(begin)
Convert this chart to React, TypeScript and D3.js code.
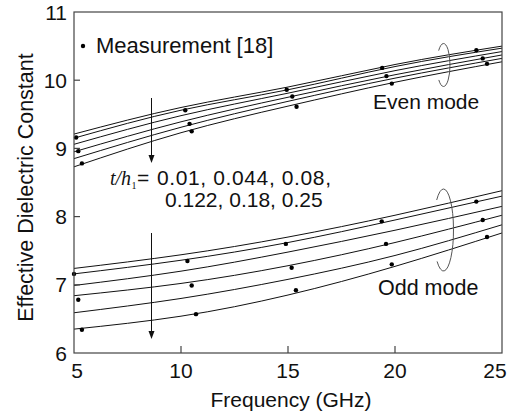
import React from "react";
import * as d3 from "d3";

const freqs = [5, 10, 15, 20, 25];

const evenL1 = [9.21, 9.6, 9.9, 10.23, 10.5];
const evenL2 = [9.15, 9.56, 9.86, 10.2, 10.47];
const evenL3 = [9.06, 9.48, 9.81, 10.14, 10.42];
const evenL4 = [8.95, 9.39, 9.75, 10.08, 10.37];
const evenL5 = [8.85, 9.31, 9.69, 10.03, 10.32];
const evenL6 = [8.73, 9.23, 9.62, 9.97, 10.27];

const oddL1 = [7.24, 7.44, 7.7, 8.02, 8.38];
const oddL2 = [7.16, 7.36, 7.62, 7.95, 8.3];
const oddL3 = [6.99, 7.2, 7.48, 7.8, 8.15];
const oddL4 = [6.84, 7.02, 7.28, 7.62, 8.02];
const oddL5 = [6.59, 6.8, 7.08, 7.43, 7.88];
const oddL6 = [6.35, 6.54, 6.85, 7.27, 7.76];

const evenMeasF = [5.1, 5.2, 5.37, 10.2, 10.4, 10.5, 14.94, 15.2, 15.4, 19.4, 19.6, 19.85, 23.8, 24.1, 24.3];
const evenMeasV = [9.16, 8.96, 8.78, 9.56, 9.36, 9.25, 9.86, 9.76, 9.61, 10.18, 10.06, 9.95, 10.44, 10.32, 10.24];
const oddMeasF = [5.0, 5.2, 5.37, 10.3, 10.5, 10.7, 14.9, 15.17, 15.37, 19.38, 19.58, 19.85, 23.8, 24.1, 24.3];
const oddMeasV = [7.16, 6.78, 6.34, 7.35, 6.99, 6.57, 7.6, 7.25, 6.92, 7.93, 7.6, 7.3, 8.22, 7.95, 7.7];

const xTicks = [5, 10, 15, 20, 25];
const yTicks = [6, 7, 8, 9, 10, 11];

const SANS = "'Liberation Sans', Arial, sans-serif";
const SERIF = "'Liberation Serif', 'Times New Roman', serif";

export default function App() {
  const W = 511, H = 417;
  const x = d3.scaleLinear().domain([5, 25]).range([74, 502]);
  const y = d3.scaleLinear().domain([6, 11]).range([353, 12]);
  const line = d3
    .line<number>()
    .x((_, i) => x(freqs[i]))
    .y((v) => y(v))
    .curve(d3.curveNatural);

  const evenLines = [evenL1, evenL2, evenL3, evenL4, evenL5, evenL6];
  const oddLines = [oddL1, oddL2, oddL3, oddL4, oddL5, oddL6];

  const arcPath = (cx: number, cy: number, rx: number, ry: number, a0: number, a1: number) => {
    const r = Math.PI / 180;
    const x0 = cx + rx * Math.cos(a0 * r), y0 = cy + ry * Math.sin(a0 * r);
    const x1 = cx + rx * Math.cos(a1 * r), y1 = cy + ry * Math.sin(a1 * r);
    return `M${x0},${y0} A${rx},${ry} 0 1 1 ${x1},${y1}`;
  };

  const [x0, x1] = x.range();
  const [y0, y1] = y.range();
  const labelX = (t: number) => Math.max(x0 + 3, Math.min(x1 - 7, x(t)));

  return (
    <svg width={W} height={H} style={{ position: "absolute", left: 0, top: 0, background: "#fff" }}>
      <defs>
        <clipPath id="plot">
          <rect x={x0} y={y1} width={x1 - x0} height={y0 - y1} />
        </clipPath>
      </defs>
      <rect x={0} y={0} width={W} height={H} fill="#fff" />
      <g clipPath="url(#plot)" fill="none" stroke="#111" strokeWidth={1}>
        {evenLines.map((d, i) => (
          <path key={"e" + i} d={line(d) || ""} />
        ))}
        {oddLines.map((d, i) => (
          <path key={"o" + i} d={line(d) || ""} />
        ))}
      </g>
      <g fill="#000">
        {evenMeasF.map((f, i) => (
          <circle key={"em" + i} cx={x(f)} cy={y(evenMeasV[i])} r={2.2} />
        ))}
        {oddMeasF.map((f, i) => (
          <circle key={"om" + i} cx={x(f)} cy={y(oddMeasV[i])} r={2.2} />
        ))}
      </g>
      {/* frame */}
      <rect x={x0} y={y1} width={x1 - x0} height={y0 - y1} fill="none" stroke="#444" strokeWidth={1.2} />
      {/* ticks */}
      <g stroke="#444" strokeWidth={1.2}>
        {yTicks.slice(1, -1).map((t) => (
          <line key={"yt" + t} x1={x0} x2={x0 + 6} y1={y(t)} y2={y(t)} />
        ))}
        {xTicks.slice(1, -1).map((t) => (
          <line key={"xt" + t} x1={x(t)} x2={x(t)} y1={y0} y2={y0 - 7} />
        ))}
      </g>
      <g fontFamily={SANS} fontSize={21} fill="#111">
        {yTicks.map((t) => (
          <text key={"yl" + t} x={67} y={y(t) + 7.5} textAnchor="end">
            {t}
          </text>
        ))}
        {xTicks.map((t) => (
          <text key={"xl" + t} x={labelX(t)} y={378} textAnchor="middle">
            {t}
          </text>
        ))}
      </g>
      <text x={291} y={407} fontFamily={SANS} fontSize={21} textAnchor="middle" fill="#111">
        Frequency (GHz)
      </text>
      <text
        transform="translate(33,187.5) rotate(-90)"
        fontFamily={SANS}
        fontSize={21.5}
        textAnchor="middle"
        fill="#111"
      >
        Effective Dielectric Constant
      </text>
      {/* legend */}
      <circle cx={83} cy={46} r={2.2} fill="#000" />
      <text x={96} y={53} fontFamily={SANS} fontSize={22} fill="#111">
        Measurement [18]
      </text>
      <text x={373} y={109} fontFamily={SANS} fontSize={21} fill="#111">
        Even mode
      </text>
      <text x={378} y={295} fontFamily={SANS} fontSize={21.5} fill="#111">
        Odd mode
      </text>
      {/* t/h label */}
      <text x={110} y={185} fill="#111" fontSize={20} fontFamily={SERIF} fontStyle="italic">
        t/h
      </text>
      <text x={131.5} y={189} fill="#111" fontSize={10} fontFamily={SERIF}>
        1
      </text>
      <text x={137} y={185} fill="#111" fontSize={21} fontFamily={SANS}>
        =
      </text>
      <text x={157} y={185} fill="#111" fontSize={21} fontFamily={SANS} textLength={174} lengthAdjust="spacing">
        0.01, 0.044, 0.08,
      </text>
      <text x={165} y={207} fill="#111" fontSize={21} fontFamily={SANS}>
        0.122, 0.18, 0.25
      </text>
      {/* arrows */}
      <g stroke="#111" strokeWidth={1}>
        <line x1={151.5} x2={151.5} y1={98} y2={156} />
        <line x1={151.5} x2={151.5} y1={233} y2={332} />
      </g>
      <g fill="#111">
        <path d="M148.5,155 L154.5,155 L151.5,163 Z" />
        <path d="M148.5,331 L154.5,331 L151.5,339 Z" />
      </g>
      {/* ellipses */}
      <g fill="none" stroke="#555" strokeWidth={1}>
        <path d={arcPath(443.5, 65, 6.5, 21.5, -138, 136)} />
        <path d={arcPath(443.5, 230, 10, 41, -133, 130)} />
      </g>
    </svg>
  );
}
(end)
Return nothing but the lines running from the start of the data to the line with "const oddL6 = [6.35, 6.54, 6.85, 7.27, 7.76];", please, both ends included and no pictures.

Convert this chart to React, TypeScript and D3.js code.
import React from "react";
import * as d3 from "d3";

const freqs = [5, 10, 15, 20, 25];

const evenL1 = [9.21, 9.6, 9.9, 10.23, 10.5];
const evenL2 = [9.15, 9.56, 9.86, 10.2, 10.47];
const evenL3 = [9.06, 9.48, 9.81, 10.14, 10.42];
const evenL4 = [8.95, 9.39, 9.75, 10.08, 10.37];
const evenL5 = [8.85, 9.31, 9.69, 10.03, 10.32];
const evenL6 = [8.73, 9.23, 9.62, 9.97, 10.27];

const oddL1 = [7.24, 7.44, 7.7, 8.02, 8.38];
const oddL2 = [7.16, 7.36, 7.62, 7.95, 8.3];
const oddL3 = [6.99, 7.2, 7.48, 7.8, 8.15];
const oddL4 = [6.84, 7.02, 7.28, 7.62, 8.02];
const oddL5 = [6.59, 6.8, 7.08, 7.43, 7.88];
const oddL6 = [6.35, 6.54, 6.85, 7.27, 7.76];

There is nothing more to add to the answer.